Source code of charts

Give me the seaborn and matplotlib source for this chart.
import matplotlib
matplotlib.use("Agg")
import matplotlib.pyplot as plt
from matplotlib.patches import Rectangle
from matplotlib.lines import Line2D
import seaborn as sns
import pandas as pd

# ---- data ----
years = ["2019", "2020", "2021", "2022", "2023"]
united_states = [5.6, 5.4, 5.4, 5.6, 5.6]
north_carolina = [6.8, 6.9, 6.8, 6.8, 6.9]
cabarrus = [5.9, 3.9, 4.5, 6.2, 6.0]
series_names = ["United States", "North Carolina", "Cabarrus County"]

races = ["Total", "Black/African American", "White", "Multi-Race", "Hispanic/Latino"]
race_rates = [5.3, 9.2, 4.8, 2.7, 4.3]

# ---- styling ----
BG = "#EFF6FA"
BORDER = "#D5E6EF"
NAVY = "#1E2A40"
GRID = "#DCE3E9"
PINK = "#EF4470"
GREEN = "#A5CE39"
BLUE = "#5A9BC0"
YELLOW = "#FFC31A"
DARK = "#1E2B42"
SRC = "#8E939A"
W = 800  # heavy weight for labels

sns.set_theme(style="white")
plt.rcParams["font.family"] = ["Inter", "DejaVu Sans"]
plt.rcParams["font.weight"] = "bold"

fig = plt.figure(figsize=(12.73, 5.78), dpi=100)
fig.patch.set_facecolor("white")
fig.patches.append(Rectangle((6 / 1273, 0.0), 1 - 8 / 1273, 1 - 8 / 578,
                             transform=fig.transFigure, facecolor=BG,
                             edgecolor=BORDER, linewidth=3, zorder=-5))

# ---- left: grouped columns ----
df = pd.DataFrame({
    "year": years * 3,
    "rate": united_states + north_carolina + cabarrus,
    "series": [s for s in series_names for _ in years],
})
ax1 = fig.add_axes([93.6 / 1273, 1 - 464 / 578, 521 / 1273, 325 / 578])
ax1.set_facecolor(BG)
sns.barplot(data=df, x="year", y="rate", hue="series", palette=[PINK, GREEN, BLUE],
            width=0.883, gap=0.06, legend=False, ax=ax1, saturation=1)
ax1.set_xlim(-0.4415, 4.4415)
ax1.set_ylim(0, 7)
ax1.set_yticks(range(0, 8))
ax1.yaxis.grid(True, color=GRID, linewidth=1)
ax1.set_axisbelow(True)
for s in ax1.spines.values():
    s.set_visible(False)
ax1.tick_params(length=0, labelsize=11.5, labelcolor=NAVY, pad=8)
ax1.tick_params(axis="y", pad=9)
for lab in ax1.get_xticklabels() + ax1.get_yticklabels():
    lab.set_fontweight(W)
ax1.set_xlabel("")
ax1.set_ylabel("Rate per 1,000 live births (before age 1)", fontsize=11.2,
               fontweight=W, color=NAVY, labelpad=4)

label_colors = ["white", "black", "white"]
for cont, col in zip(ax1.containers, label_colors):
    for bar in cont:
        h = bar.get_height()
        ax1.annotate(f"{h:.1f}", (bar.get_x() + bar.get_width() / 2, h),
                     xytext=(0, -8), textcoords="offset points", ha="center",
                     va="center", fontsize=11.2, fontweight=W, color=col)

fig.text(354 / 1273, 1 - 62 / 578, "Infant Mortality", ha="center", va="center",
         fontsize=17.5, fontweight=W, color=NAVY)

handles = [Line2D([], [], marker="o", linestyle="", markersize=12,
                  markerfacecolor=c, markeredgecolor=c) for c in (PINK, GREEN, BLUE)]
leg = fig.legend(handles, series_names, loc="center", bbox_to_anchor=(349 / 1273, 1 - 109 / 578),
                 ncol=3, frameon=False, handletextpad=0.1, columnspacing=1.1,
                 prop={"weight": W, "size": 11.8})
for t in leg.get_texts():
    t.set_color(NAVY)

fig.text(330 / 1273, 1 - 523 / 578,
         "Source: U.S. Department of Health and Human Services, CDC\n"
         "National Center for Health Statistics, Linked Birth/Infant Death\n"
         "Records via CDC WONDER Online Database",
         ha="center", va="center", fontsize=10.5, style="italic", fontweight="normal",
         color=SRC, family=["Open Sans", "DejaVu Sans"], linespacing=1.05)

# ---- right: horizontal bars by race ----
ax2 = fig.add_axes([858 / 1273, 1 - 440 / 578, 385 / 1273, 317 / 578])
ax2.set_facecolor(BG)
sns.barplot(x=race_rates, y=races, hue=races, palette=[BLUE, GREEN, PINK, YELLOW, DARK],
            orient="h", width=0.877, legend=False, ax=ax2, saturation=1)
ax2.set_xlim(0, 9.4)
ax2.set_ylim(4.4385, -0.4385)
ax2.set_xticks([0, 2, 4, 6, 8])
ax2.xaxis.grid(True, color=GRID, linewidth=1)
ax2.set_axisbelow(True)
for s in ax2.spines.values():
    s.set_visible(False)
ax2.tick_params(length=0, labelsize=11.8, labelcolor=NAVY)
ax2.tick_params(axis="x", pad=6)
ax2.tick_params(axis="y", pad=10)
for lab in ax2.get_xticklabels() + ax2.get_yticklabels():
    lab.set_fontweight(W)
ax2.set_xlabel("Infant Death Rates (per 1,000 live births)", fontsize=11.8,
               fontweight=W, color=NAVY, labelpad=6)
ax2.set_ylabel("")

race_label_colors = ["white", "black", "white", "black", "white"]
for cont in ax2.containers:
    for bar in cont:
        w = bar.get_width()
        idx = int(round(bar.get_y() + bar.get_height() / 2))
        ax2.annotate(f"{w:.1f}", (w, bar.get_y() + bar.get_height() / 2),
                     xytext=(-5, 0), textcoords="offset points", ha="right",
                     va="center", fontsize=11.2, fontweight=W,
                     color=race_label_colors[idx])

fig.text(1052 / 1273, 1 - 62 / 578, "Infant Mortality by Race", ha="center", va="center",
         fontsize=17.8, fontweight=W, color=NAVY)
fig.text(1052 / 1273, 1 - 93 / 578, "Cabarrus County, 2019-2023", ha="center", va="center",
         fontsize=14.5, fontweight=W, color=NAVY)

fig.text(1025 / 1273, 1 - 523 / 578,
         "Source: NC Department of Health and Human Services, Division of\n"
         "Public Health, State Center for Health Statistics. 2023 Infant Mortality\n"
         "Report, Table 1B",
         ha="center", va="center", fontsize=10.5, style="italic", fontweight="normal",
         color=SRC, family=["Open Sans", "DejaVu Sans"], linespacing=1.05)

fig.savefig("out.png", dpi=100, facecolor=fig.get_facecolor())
==
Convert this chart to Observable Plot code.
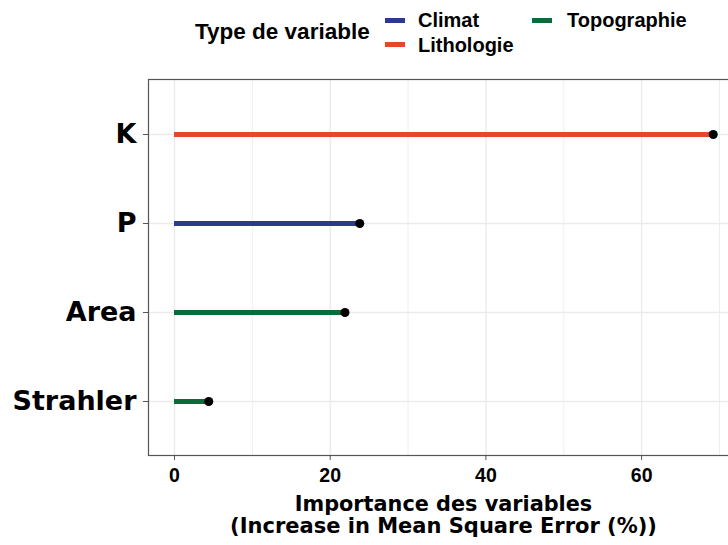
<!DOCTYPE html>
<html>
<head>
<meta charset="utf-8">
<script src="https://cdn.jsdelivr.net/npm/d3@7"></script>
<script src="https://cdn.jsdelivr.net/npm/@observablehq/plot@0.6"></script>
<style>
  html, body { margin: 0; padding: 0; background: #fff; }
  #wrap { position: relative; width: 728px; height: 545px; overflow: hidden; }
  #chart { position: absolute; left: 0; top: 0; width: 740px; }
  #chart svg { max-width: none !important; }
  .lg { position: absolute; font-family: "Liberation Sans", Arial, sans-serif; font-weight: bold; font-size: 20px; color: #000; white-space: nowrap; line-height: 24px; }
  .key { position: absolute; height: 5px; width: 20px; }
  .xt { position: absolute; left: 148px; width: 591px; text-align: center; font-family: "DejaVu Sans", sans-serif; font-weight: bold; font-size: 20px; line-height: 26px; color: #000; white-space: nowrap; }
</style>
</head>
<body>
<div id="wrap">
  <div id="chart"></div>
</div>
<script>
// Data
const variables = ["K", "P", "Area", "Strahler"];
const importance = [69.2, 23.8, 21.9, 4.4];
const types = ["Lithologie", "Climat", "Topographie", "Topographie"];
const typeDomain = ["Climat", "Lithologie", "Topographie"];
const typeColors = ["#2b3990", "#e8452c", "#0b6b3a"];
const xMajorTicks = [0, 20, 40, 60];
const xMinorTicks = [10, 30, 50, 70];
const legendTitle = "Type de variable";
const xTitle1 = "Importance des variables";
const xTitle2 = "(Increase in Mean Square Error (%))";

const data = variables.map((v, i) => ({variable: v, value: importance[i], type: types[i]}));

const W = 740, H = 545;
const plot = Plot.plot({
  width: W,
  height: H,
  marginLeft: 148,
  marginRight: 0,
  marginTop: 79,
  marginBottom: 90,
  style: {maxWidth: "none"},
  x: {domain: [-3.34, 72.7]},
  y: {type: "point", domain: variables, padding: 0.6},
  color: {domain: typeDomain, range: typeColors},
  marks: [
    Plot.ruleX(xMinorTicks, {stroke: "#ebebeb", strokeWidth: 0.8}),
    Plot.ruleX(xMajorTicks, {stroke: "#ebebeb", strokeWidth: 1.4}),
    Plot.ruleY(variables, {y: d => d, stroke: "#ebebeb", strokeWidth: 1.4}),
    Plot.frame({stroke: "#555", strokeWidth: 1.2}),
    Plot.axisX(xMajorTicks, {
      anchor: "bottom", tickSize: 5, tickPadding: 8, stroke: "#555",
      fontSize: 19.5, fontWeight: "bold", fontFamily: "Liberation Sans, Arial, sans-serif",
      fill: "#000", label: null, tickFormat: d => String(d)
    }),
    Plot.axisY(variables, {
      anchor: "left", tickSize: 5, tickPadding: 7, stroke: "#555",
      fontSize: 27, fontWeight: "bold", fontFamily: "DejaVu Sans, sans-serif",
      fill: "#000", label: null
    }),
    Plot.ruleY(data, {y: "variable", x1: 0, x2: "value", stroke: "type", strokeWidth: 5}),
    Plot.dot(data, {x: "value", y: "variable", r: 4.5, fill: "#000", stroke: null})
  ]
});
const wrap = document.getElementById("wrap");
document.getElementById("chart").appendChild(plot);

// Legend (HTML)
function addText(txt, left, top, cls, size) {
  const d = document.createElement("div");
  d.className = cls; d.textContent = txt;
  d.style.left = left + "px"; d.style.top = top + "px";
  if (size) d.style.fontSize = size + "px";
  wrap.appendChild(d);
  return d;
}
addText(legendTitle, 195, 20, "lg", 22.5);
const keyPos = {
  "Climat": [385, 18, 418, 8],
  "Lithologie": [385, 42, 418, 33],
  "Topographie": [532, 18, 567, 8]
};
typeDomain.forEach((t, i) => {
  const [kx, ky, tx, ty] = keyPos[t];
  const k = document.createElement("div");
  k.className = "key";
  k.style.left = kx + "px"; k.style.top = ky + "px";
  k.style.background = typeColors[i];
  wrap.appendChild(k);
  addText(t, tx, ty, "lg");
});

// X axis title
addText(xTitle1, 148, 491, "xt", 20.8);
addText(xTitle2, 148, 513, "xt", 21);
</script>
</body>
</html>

Written instruction
Repeat the span of lines that opens with the line holding "Give me the" and closes with the line holding "import pandas as pd", exactly as it stands.

Solution for this problem
Give me the seaborn and matplotlib source for this chart.
import matplotlib
matplotlib.use("Agg")
import matplotlib.pyplot as plt
from matplotlib.patches import Rectangle
from matplotlib.lines import Line2D
import seaborn as sns
import pandas as pd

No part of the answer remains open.